Add to that the flying Welshman, Bryn Terfel, weighing anchor in a performance of thrilling intensity more than matched on this occasion by a soprano, Anja Kampe, who simply knows no fear; throw in the Royal Opera Chorus on blistering form and a stage director, Tim Albery, for whom less is always more, and you have one of those rare evenings in the opera house that has you sitting so far forward in your seat that every muscle in your body is aching by close of play.

Albery doesn’t attempt to illustrate the tempest-tossed opening of the opera – Wagner does that supremely well in his overture – but he and his designer Michael Levine do suggest an awesome scale right from the start with the front cloth imagined as a giant sail caught in cross winds and streaked with salty spray. Suddenly the entire stage is a gigantic metal hull that dwarfs even its crew and when the mysterious Dutchman’s ship does finally arrive the all-enveloping shadow creeps across the stage like a total eclipse.

Enter now the flying Terfel toting a rope like it’s his lifeline or his cross to bear for all eternity. His still, dark, bulky, threatening presence is already not quite of this world and as he quietly utters the words “Die Frist ist um” (“The time is up”) you sense the weariness of his eternal torment. Terfel’s German has always been exemplary but here he uses words like a fist of defiance against “eternal annihilation”, spitting out consonants with impunity and making phrases like “barbarous son of the sea” as ugly and they are vivid. He is as good here as I’ve heard him in a long time, capitalising now on his well-marinated vocal timbre, weathered and craggy but still capable of great tenderness in those ascents into honeyed head voice.

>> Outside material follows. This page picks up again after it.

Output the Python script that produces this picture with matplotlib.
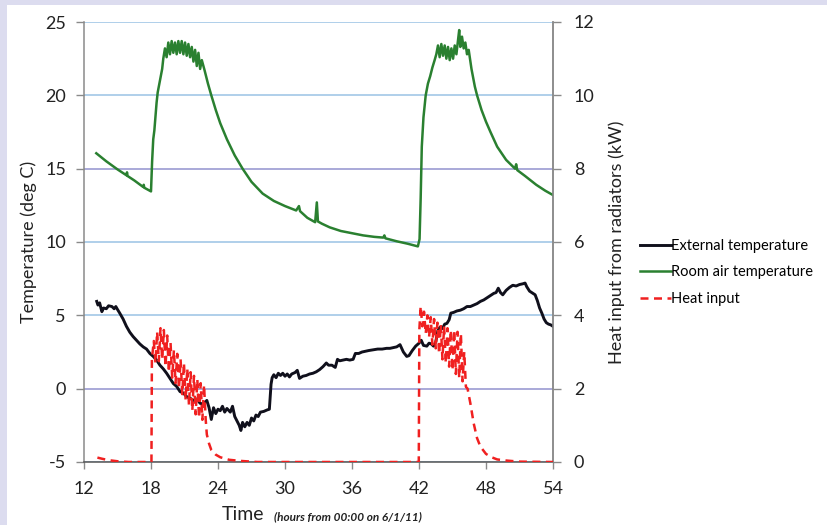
import matplotlib
matplotlib.use("Agg")
import matplotlib.pyplot as plt
from matplotlib.patches import Rectangle

plt.rcParams['font.family'] = ['Lato', 'DejaVu Sans']
plt.rcParams['axes.unicode_minus'] = False

# ---------------- data ----------------
ext_t = [13.14, 13.25, 13.4, 13.6, 13.75, 14.0, 14.2, 14.5, 14.7, 14.85, 15.0, 15.2, 15.5, 15.8,
         16.1, 16.4, 16.7, 17.0, 17.3, 17.6, 17.9, 18.2, 18.5, 18.8, 19.1, 19.4, 19.7, 20.0, 20.3,
         20.6, 20.9, 21.2, 21.5, 21.8, 22.1, 22.4, 22.7, 23.0, 23.2, 23.4, 23.6, 23.8, 24.0, 24.2,
         24.4, 24.6, 24.8, 25.1, 25.3, 25.5, 25.7, 25.9, 26.05, 26.2, 26.4, 26.6, 26.8, 27.0, 27.2,
         27.4, 27.6, 27.8, 28.1, 28.4, 28.6, 28.75, 28.85, 29.0, 29.2, 29.4, 29.6, 29.8, 30.0, 30.2,
         30.4, 30.6, 30.9, 31.1, 31.3, 31.6, 31.9, 32.2, 32.5, 32.8, 33.1, 33.4, 33.7, 33.9, 34.2,
         34.5, 34.7, 34.9, 35.2, 35.5, 35.8, 36.1, 36.3, 36.6, 36.9, 37.2, 37.5, 37.9, 38.3, 38.7,
         39.1, 39.4, 39.7, 40.0, 40.3, 40.6, 40.9, 41.1, 41.4, 41.7, 42.0, 42.2, 42.4, 42.7, 42.9,
         43.1, 43.3, 43.5, 43.7, 43.9, 44.1, 44.3, 44.5, 44.7, 44.85, 45.1, 45.4, 45.7, 46.0, 46.3,
         46.6, 46.9, 47.2, 47.5, 47.8, 48.1, 48.4, 48.7, 48.9, 49.1, 49.3, 49.5, 49.8, 50.1, 50.4,
         50.7, 51.0, 51.3, 51.5, 51.65, 51.9, 52.1, 52.4, 52.6, 52.8, 53.0, 53.2, 53.4, 53.6, 53.8,
         54.0]
ext_temp = [5.95, 5.7, 5.85, 5.25, 5.5, 5.45, 5.65, 5.6, 5.45, 5.6, 5.4, 5.15, 4.75, 4.25,
            3.85, 3.55, 3.3, 3.05, 2.85, 2.7, 2.4, 2.2, 1.95, 1.6, 1.35, 1.05, 0.7, 0.35, 0.15,
            -0.2, -0.3, -0.55, -0.65, -0.8, -0.7, -1.0, -1.05, -0.8, -1.3, -2.1, -1.3, -1.7, -1.4, -1.5,
            -1.2, -1.6, -1.35, -1.6, -1.2, -1.9, -2.2, -2.5, -2.85, -2.3, -2.6, -2.3, -2.5, -2.0, -2.2,
            -1.8, -1.9, -1.6, -1.55, -1.45, -1.4, 0.3, 0.75, 0.95, 0.75, 1.05, 0.9, 1.05, 0.85, 1.0,
            0.8, 1.0, 1.1, 1.25, 0.7, 0.85, 0.9, 1.0, 1.05, 1.15, 1.3, 1.5, 1.75, 1.6, 1.6,
            1.45, 2.0, 1.9, 1.95, 2.0, 1.95, 2.0, 2.4, 2.4, 2.5, 2.55, 2.6, 2.65, 2.7, 2.7,
            2.75, 2.75, 2.8, 2.85, 3.0, 2.5, 2.2, 2.25, 2.6, 2.9, 3.1, 3.3, 2.95, 2.9, 3.1,
            3.05, 2.9, 3.2, 4.0, 4.2, 4.1, 4.4, 4.45, 4.7, 5.15, 5.2, 5.3, 5.35, 5.45, 5.6,
            5.6, 5.7, 5.8, 5.95, 6.05, 6.2, 6.35, 6.5, 6.55, 6.85, 6.55, 6.4, 6.7, 6.9, 7.05,
            7.0, 7.1, 7.15, 7.2, 6.95, 6.65, 6.55, 6.4, 6.0, 5.5, 5.15, 4.75, 4.5, 4.4, 4.35,
            4.25]

room_t = [13.1, 14.0, 15.0, 15.8, 15.85, 15.9, 16.5, 17.3, 17.35, 17.4, 18.0, 18.1, 18.2, 18.3,
          18.5, 18.6, 18.8, 19.0, 19.1, 19.25, 19.4, 19.55, 19.7, 19.85, 20.0, 20.15, 20.3, 20.45,
          20.6, 20.75, 20.9, 21.05, 21.2, 21.35, 21.5, 21.65, 21.8, 21.95, 22.1, 22.25, 22.4, 22.55,
          22.8, 23.1, 23.4, 23.8, 24.2, 24.8, 25.5, 26.2, 27.0, 28.0, 29.0, 30.0, 31.0, 31.25, 31.35,
          32.0, 32.7, 32.85, 32.95, 33.3, 34.0, 35.0, 36.0, 37.0, 38.0, 38.8, 38.9, 39.0, 40.0, 41.0,
          41.9, 42.05, 42.15, 42.25, 42.4, 42.6, 42.8, 43.0, 43.2, 43.4, 43.55, 43.7, 43.85, 44.0,
          44.15, 44.3, 44.45, 44.6, 44.75, 44.9, 45.05, 45.2, 45.35, 45.5, 45.6, 45.7, 45.85, 46.0,
          46.15, 46.3, 46.45, 46.7, 47.0, 47.2, 47.6, 48.0, 48.4, 49.0, 49.8, 50.6, 50.7, 50.8,
          51.5, 52.5, 53.3, 54.0]
room_temp = [16.05, 15.5, 14.95, 14.55, 14.75, 14.5, 14.2, 13.75, 13.9, 13.7, 13.45, 15.5, 17.0, 17.6,
             19.5, 20.2, 21.0, 21.8, 22.5, 23.2, 22.6, 23.6, 22.8, 23.7, 22.9, 23.6, 22.8, 23.7,
             22.9, 23.7, 22.8, 23.6, 22.7, 23.5, 22.6, 23.3, 22.3, 23.1, 22.0, 22.9, 21.8, 22.4,
             21.7, 20.8, 20.0, 19.0, 18.1, 17.0, 15.9, 15.0, 14.1, 13.3, 12.8, 12.45, 12.15, 12.45, 12.1,
             11.65, 11.35, 12.7, 11.4, 11.25, 11.0, 10.75, 10.6, 10.45, 10.35, 10.3, 10.45, 10.25, 10.05, 9.88,
             9.7, 10.2, 13.0, 16.5, 18.5, 20.0, 20.8, 21.3, 21.9, 22.4, 22.8, 23.4, 22.6, 23.5,
             22.7, 23.4, 22.5, 23.3, 22.4, 23.2, 22.5, 23.4, 22.8, 23.8, 24.45, 23.3, 24.0, 23.2,
             23.6, 22.8, 23.1, 21.8, 20.6, 20.0, 19.0, 18.2, 17.5, 16.5, 15.6, 15.0, 15.3, 14.9,
             14.5, 13.9, 13.5, 13.2]

heat_t = [13.2, 13.6, 14.2, 15.0, 16.0, 18.04, 18.08, 18.25, 18.4, 18.55, 18.7, 18.85, 19.0, 19.15,
          19.3, 19.45, 19.6, 19.75, 19.9, 20.05, 20.2, 20.35, 20.5, 20.65, 20.8, 20.95, 21.1, 21.25,
          21.4, 21.55, 21.7, 21.85, 22.0, 22.15, 22.3, 22.45, 22.6, 22.75, 22.9, 23.0, 23.2, 23.4,
          23.8, 24.2, 25.0, 26.0, 27.5, 41.98, 42.03, 42.15, 42.3, 42.45, 42.6, 42.75, 42.9, 43.05,
          43.2, 43.35, 43.5, 43.65, 43.8, 43.95, 44.1, 44.25, 44.4, 44.55, 44.7, 44.85, 45.0, 45.15,
          45.3, 45.45, 45.6, 45.75, 45.9, 46.05, 46.2, 46.35, 46.6, 46.9, 47.2, 47.5, 48.0, 48.5,
          49.0, 49.8, 51.0, 54.0]
heat_kw = [0.12, 0.09, 0.05, 0.02, 0.0, 0.0, 2.8, 3.3, 2.7, 3.55, 2.75, 3.65, 2.8, 3.6,
           2.6, 3.45, 2.45, 3.25, 2.3, 3.05, 2.15, 2.95, 2.0, 2.8, 1.85, 2.7, 1.7, 2.55,
           1.55, 2.45, 1.4, 2.35, 1.3, 2.25, 1.2, 2.15, 1.15, 2.1, 1.15, 0.75, 0.5, 0.33,
           0.2, 0.13, 0.06, 0.03, 0.0, 0.0, 3.6, 4.25, 3.7, 4.1, 3.5, 4.0, 3.4, 3.95,
           3.2, 3.9, 3.1, 3.8, 2.95, 3.75, 2.8, 3.7, 2.7, 3.65, 2.6, 3.6, 2.5, 3.6,
           2.4, 3.55, 2.3, 3.5, 2.2, 3.0, 2.05, 2.0, 1.6, 1.05, 0.65, 0.42, 0.22, 0.13,
           0.07, 0.04, 0.01, 0.0]

x_ticks = [12, 18, 24, 30, 36, 42, 48, 54]
y_ticks_left = [-5, 0, 5, 10, 15, 20, 25]
y_ticks_right = [0, 2, 4, 6, 8, 10, 12]
series_labels = ["External temperature", "Room air temperature", "Heat input"]

# ---------------- figure ----------------
W, H = 828, 525
fig = plt.figure(figsize=(W / 100, H / 100), dpi=100, facecolor='white')
lav = '#dcdcef'
fig.patches.append(Rectangle((0, 1 - 5 / H), 1, 5 / H, transform=fig.transFigure,
                             facecolor=lav, edgecolor='none', zorder=0))
fig.patches.append(Rectangle((0, 0), 7 / W, 1, transform=fig.transFigure,
                             facecolor=lav, edgecolor='none', zorder=0))

ax = fig.add_axes([84 / W, 1 - 462 / H, (553 - 84) / W, (462 - 22) / H])
ax.set_facecolor('white')
ax2 = ax.twinx()

l1, = ax.plot(ext_t, ext_temp, color='#10101c', lw=2.1, zorder=3)
l2, = ax.plot(room_t, room_temp, color='#2a8030', lw=1.8, zorder=3)
l3, = ax2.plot(heat_t, heat_kw, color='#f02020', lw=1.8, dashes=(3.2, 2.2), zorder=3)

ax.set_xlim(12, 54)
ax.set_ylim(-5, 25)
ax2.set_ylim(0, 12)
ax.set_xticks(x_ticks)
ax.set_yticks(y_ticks_left)
ax2.set_yticks(y_ticks_right)

ax.grid(axis='y', color='#a9cbe8', lw=1.3, zorder=0)
ax.set_axisbelow(True)
for val, gl in zip(ax.get_yticks(), ax.yaxis.get_gridlines()):
    if val in (0, 15):
        gl.set_color('#a3a3d6')

for a in (ax, ax2):
    a.spines['top'].set_visible(False)
    a.spines['left'].set_color('#8a8a8a')
    a.spines['right'].set_color('#8a8a8a')
    a.spines['bottom'].set_color('#555555')
    for s in a.spines.values():
        s.set_linewidth(1.1)
ax2.spines['left'].set_visible(False)
ax2.spines['bottom'].set_visible(False)

ax.tick_params(axis='y', direction='out', length=6, width=1, color='#8a8a8a',
               labelsize=13, labelcolor='#222222', pad=7)
ax.tick_params(axis='x', direction='out', length=5, width=1, color='#8a8a8a',
               labelsize=13, labelcolor='#222222', pad=9)
ax2.tick_params(axis='y', direction='out', length=6, width=1, color='#8a8a8a',
                labelsize=13, labelcolor='#222222', pad=9)

ax.set_ylabel("Temperature (deg C)", fontsize=13, color='#222222', labelpad=6)
ax2.set_ylabel("Heat input from radiators (kW)", fontsize=13, color='#222222', labelpad=10)

fig.text(222 / W, 1 - 515 / H, "Time", fontsize=14, color='#222222', va='center', ha='left')
fig.text(274 / W, 1 - 517 / H, "(hours from 00:00 on 6/1/11)", fontsize=8.5, color='#222222',
         va='center', ha='left', style='italic', weight='bold')

fig.legend([l1, l2, l3], series_labels, loc='upper left',
           bbox_to_anchor=(640 / W, 1 - 239 / H), frameon=False, fontsize=10.5,
           handlelength=2.1, handletextpad=0.05, labelspacing=0.85, borderaxespad=0,
           borderpad=0)

fig.savefig("out.png", dpi=100, facecolor=fig.get_facecolor())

The line “Tell me, blessed angel, to whom I owe the terms of my salvation” has the ache of hopeless longing about it and it’s at this moment that Albery first brings in Senta cradling a model of the Dutchman’s ship close to her heart. Then, as her workplace, the factory sewing room, descends from above like some alien starship it seems almost to underline the sense of her remoteness from reality.

Anja Kampe has a very special intensity on stage. The vaulting vocal line of her ballad’s verses spoke excitingly of her fearlessness while the recurring plaint of the chorus had one truly believing in “the angel of salvation”, its final reprise like a hushed benediction. Of course, the danger of a talent as unstinting as this is always going to be wear and tear. Kampe doesn’t want to sing too many Sentas if she hopes to hang on to the lyricism in her voice. It’s a push for most, this role, but definitely for her. Still, what inner-light she radiated: nowhere more so than in the central duet where Albery truly caught the other-worldliness of Senta and her elusive Dutchman - just two chairs a single hanging lamp isolating them in time and space.

Indeed in this contemporary take on the old fable the Dutchman only ever really exists in Senta’s imagination. I’m not sure what Wagner would have made of Albery’s denoument but this Senta does not hurl herself into the briny deep of eternity but rather is left to languish on dry land clutching on to her very own phantom vessel - and her dreams.